══ Given information

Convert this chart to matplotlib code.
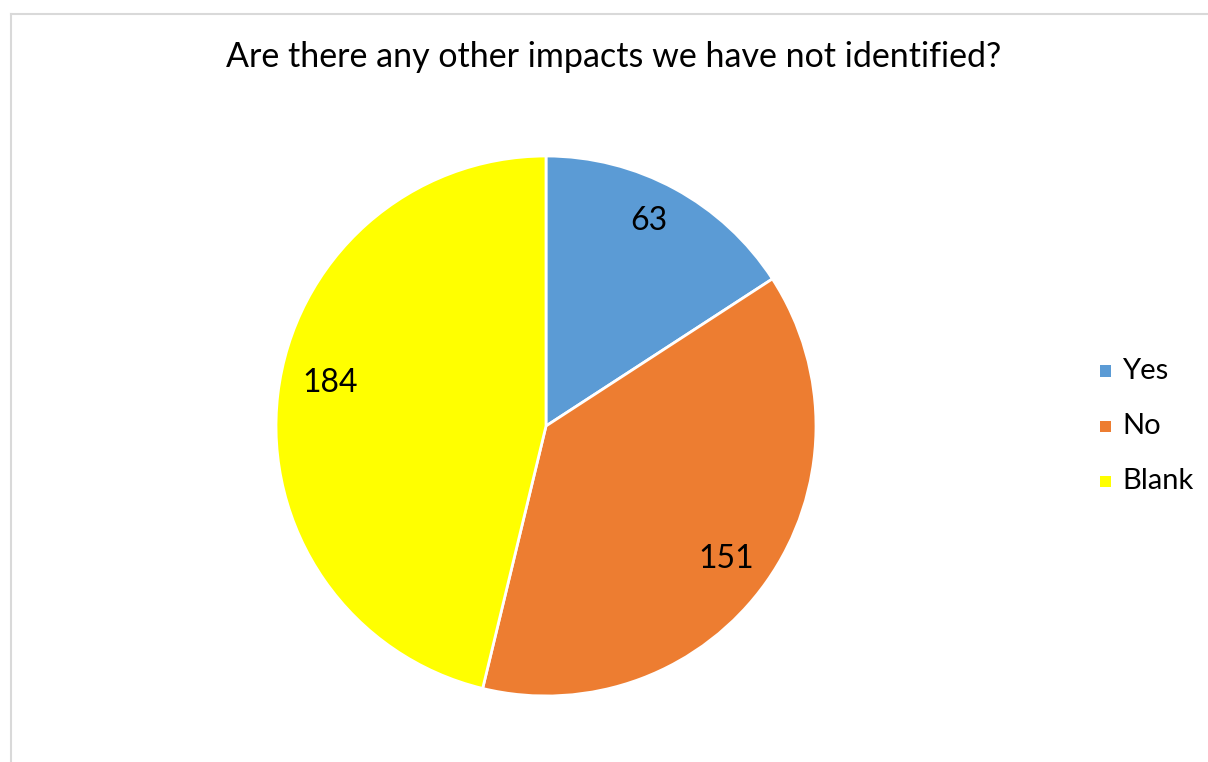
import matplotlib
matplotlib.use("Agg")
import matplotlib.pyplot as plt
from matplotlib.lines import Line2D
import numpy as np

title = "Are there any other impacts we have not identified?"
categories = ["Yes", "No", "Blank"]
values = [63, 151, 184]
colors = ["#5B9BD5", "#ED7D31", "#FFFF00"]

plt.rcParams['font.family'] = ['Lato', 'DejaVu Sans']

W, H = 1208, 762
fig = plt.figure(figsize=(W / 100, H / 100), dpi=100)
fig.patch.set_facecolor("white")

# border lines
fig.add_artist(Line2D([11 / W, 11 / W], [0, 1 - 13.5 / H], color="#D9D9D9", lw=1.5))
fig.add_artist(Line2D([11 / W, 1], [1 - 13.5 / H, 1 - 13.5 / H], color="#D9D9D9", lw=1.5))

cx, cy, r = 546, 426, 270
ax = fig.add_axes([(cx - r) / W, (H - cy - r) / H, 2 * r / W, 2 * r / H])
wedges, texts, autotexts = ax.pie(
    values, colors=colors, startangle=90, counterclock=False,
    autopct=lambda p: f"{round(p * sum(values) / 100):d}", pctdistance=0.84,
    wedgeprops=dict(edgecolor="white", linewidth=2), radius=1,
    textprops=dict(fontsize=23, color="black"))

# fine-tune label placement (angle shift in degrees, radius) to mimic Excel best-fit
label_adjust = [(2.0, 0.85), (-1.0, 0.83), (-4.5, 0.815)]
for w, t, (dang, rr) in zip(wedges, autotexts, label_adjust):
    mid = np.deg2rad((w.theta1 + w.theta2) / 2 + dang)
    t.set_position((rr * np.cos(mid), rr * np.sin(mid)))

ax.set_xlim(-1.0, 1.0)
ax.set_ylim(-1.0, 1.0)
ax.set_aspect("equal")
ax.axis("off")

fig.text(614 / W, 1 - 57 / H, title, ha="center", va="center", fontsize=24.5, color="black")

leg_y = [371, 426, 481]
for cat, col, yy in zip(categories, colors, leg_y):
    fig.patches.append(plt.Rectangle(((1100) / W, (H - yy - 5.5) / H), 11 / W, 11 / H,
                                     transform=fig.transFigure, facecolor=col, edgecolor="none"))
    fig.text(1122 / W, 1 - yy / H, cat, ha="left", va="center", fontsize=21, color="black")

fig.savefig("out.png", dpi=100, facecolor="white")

════

● Short exercise
Return the listing above word for word, with the pictures removed.

● Solution
Convert this chart to matplotlib code.
import matplotlib
matplotlib.use("Agg")
import matplotlib.pyplot as plt
from matplotlib.lines import Line2D
import numpy as np

title = "Are there any other impacts we have not identified?"
categories = ["Yes", "No", "Blank"]
values = [63, 151, 184]
colors = ["#5B9BD5", "#ED7D31", "#FFFF00"]

plt.rcParams['font.family'] = ['Lato', 'DejaVu Sans']

W, H = 1208, 762
fig = plt.figure(figsize=(W / 100, H / 100), dpi=100)
fig.patch.set_facecolor("white")

# border lines
fig.add_artist(Line2D([11 / W, 11 / W], [0, 1 - 13.5 / H], color="#D9D9D9", lw=1.5))
fig.add_artist(Line2D([11 / W, 1], [1 - 13.5 / H, 1 - 13.5 / H], color="#D9D9D9", lw=1.5))

cx, cy, r = 546, 426, 270
ax = fig.add_axes([(cx - r) / W, (H - cy - r) / H, 2 * r / W, 2 * r / H])
wedges, texts, autotexts = ax.pie(
    values, colors=colors, startangle=90, counterclock=False,
    autopct=lambda p: f"{round(p * sum(values) / 100):d}", pctdistance=0.84,
    wedgeprops=dict(edgecolor="white", linewidth=2), radius=1,
    textprops=dict(fontsize=23, color="black"))

# fine-tune label placement (angle shift in degrees, radius) to mimic Excel best-fit
label_adjust = [(2.0, 0.85), (-1.0, 0.83), (-4.5, 0.815)]
for w, t, (dang, rr) in zip(wedges, autotexts, label_adjust):
    mid = np.deg2rad((w.theta1 + w.theta2) / 2 + dang)
    t.set_position((rr * np.cos(mid), rr * np.sin(mid)))

ax.set_xlim(-1.0, 1.0)
ax.set_ylim(-1.0, 1.0)
ax.set_aspect("equal")
ax.axis("off")

fig.text(614 / W, 1 - 57 / H, title, ha="center", va="center", fontsize=24.5, color="black")

leg_y = [371, 426, 481]
for cat, col, yy in zip(categories, colors, leg_y):
    fig.patches.append(plt.Rectangle(((1100) / W, (H - yy - 5.5) / H), 11 / W, 11 / H,
                                     transform=fig.transFigure, facecolor=col, edgecolor="none"))
    fig.text(1122 / W, 1 - yy / H, cat, ha="left", va="center", fontsize=21, color="black")

fig.savefig("out.png", dpi=100, facecolor="white")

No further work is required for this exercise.